Jada, Adrian Grenier, Danny Kass, Dingo and her friend Nina on “the most exciting day of my life” at an Oakley event when she got to snowboard with Kass. “Watching him in the Olympics was part of the reason I started snowboarding,” Jada said.
What were the last five magazines you purchased, and which one / for what reason did you most enjoy reading?
In my dreams, The Economist, The Atlantic, Esquire, Wired, Rolling Stone, Real Simple, VeloNews, Transworld Snowboarding, a variety of British music magazines, and all the cool ones with pretty pictures, like French Vogue and I-D. But then I’d be broke and buried under a pile of magazines. In reality, the last five magazines I bought were probably all Us Weeklys—mostly for Who Wore It Best, because it’s amazing so many celebrities choose to wear the same ugly dress, and Celebrities: They’re Just Like Us, because even if the celebrity has no makeup and is pumping gas, she’s still gaunt and driving a Mercedes and carrying an Hermès bag and is very much not like us. Blogs I read constantly, but I guess those don’t count. The New Yorker I subscribe to and GQ, Glamour, and New York (obviously) come to my office, so they don’t count either, though I read them all and clip out articles like a dork.
By what writer do you feel interested in reading an essay about food?
Bill Buford on Mario Batali, Susan Orlean on backyard chickens, and David Foster Wallace on the Maine Lobster Festival were all pretty memorable. But rapturous essays about food I’m not eating just make me jealous, for the same reason why watching Top Chef depresses me unless I’m cooking something delicious simultaneously, which becomes even more depressing since I can’t cook. I like reported pieces about the people who make food, or restaurant reviews so I can figure out if I want to go eat the food, which I always do.

Jada at the Democratic National Convention
What are some memorable moments you have had while reporting a piece for New York Magazine?
By far the best experience I’ve ever had reporting was going to the Democratic and Republican National Conventions and the Inauguration. I had to navigate three strange cities and a bunch of highly strange events on my own and get good stories that the ten billion other reporters also there weren’t doing.
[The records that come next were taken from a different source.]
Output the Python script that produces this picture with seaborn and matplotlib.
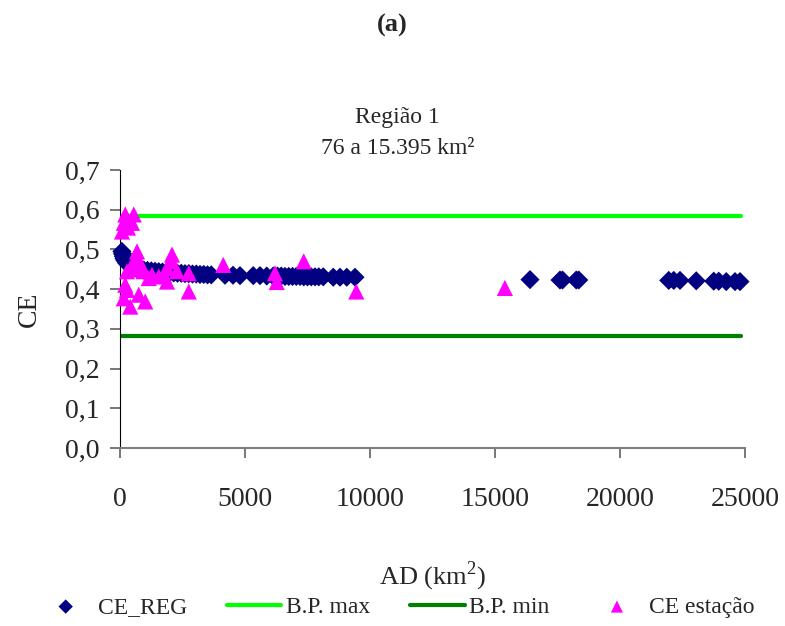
import matplotlib
matplotlib.use("Agg")
import matplotlib.pyplot as plt
import seaborn as sns
import pandas as pd

# Dados (Região 1)
ad_reg = [76, 100, 130, 160, 200, 260, 330, 420, 520, 650, 800, 950, 1100, 1250,
          1400, 1550, 1700, 1850, 2000, 2150, 2300, 2450, 2600, 2750, 2900, 3050,
          3200, 3350, 3500, 3650, 4200, 4520, 4800, 5330, 5600, 5870, 6130, 6300,
          6450, 6600, 6750, 6900, 7050, 7200, 7350, 7500, 7650, 7800, 7950, 8130,
          8530, 8800, 9070, 9400, 16400, 17600, 17700, 18250, 18350, 21950, 22150,
          22400, 23050, 23750, 23950, 24250, 24600, 24800]
ce_reg = [0.495, 0.489, 0.483, 0.477, 0.472, 0.466, 0.462, 0.458, 0.455, 0.452,
          0.450, 0.448, 0.447, 0.446, 0.445, 0.444, 0.443, 0.442, 0.442, 0.441,
          0.440, 0.440, 0.439, 0.439, 0.438, 0.438, 0.437, 0.437, 0.436, 0.436,
          0.435, 0.435, 0.434, 0.434, 0.434, 0.433, 0.433, 0.433, 0.433, 0.432,
          0.432, 0.432, 0.432, 0.432, 0.431, 0.431, 0.431, 0.431, 0.431, 0.431,
          0.430, 0.430, 0.430, 0.430, 0.424, 0.423, 0.423, 0.423, 0.423, 0.422,
          0.422, 0.422, 0.421, 0.420, 0.420, 0.419, 0.419, 0.419]

ad_est = [80, 150, 210, 320, 480, 550, 680, 680, 480, 280, 950, 1280, 2080, 2080,
          1880, 1750, 1880, 2280, 2750, 2750, 210, 280, 150, 410, 750, 1010, 1150,
          1550, 600, 850, 4130, 6200, 6270, 7350, 9450, 15395]
ce_est = [0.545, 0.567, 0.588, 0.555, 0.567, 0.588, 0.495, 0.474, 0.461, 0.445,
          0.445, 0.436, 0.487, 0.470, 0.453, 0.436, 0.419, 0.445, 0.440, 0.394,
          0.411, 0.398, 0.377, 0.356, 0.386, 0.369, 0.428, 0.432, 0.450, 0.460,
          0.461, 0.440, 0.418, 0.470, 0.394, 0.403]

ad_bp = [0, 24850]
bp_max = [0.585, 0.585]
bp_min = [0.282, 0.282]

y_ticks = [0.0, 0.1, 0.2, 0.3, 0.4, 0.5, 0.6, 0.7]
y_labels = ["0,0", "0,1", "0,2", "0,3", "0,4", "0,5", "0,6", "0,7"]
x_ticks = [0, 5000, 10000, 15000, 20000, 25000]

df_reg = pd.DataFrame({"AD": ad_reg, "CE": ce_reg})
df_est = pd.DataFrame({"AD": ad_est, "CE": ce_est})
df_bp = pd.DataFrame({"AD": ad_bp, "max": bp_max, "min": bp_min})

sns.set_style("white")
plt.rcParams["font.family"] = ["Liberation Serif", "DejaVu Serif"]
plt.rcParams["mathtext.fontset"] = "custom"
plt.rcParams["mathtext.rm"] = "Liberation Serif"

fig = plt.figure(figsize=(7.85, 6.26), dpi=100)
ax = fig.add_axes([120 / 785, 1 - 448 / 626, 625 / 785, 278 / 626])

sns.lineplot(data=df_bp, x="AD", y="max", color="#00ff00", linewidth=3,
             ax=ax, label="B.P. max", zorder=2)
sns.lineplot(data=df_bp, x="AD", y="min", color="#008000", linewidth=3,
             ax=ax, label="B.P. min", zorder=2)
sns.scatterplot(data=df_reg, x="AD", y="CE", marker="D", s=95, color="#000080",
                edgecolor="none", ax=ax, label="CE_REG", zorder=3, clip_on=False)
sns.scatterplot(data=df_est, x="AD", y="CE", marker="^", s=135, color="#ff00ff",
                edgecolor="none", ax=ax, label="CE estação", zorder=4, clip_on=False)

ax.set_xlim(0, 25000)
ax.set_ylim(0, 0.7)
ax.set_xticks(x_ticks)
ax.set_xticklabels([str(t) for t in x_ticks])
ax.set_yticks(y_ticks)
ax.set_yticklabels(y_labels)
ax.tick_params(axis="both", labelsize=20, length=7, width=1.2, color="#606060",
               direction="out", left=True, bottom=True)
ax.tick_params(axis="x", pad=21)
ax.tick_params(axis="y", pad=8)
for s in ["top", "right"]:
    ax.spines[s].set_visible(False)
ax.spines["left"].set_color("#000000")
ax.spines["bottom"].set_color("#808080")
ax.spines["bottom"].set_linewidth(1.5)

ax.set_xlabel("AD (km$^2$)", fontsize=19, labelpad=34)
ax.set_ylabel("CE", fontsize=20, labelpad=16)

fig.text(0.5, 1 - 25 / 626, "(a)", ha="center", va="center", fontsize=19,
         fontweight="bold")
fig.text(0.506, 1 - 117 / 626, "Região 1", ha="center", va="center", fontsize=17)
fig.text(0.506, 1 - 148 / 626, "76 a 15.395 km²", ha="center", va="center",
         fontsize=17)

h, l = ax.get_legend_handles_labels()
ax.get_legend().remove()
order = [l.index("CE_REG"), l.index("B.P. max"), l.index("B.P. min"),
         l.index("CE estação")]
fig.legend([h[i] for i in order], [l[i] for i in order], loc="center",
           bbox_to_anchor=(0.505, 19 / 626), ncol=4, frameon=False, fontsize=17,
           handlelength=2.3, handletextpad=0.2, columnspacing=1.7,
           markerscale=0.75)

fig.savefig("out.png", dpi=100)
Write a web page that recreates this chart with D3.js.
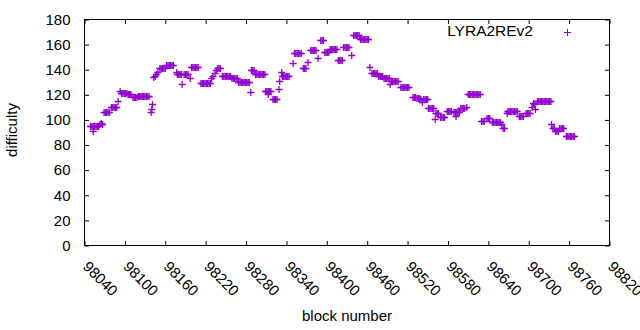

Turns out it wasn’t that different, reporting-wise, from landing in a party and accosting celebrities. I happened upon police tasering protesters in St. Paul, interviewed Rahm Emanuel and Barney Frank in a concert hall lobby, made buddies with The Daily Show guys, shared a terrifying and very funny car ride with Jill Abramson and Maureen Dowd of the Times, saw Sarah Palin transfix a room for the first time, and somehow managed to snag a first-row seat (as in, many, many rows in front of Jay-Z and Diddy and Beyoncé) to Obama’s Inaugural speech. And when the Inauguration was over, I randomly befriended Sonja Sohn (Shakima Gregg from The Wire) and she sweet-talked all the cops into letting us skip the barricades so we could get home faster and soak our frozen toes. It was awesome.
What person’s thoughts do you feel interested in knowing?
Bill Murray. The man goes into college kids’ rooms and does their dishes. It’s like his whole life is one broad experiment in messing with people’s heads. I’ve interviewed him at least three times and I always feel like he’s cool and then suddenly he’s done with me. I’d like to know the exact moment I piss him off.

Jada and Snoop, the third time she met him! ”The first time was the infamous pot smoking story, the second was at a hip-hop awards thing,” she said, “and this was at the Adidas store when he launched the Luke Skywalker sneaker.”
If you could be fiction or non-fiction, which would you be and why?
Non-fiction for sure. There are plenty of real places I have yet to visit, real people I have yet to meet, real experiences I have yet to have. Plus, if the Hunger Games Trilogy is any indication, the fictional future is way more of a bummer than the real one could possibly be.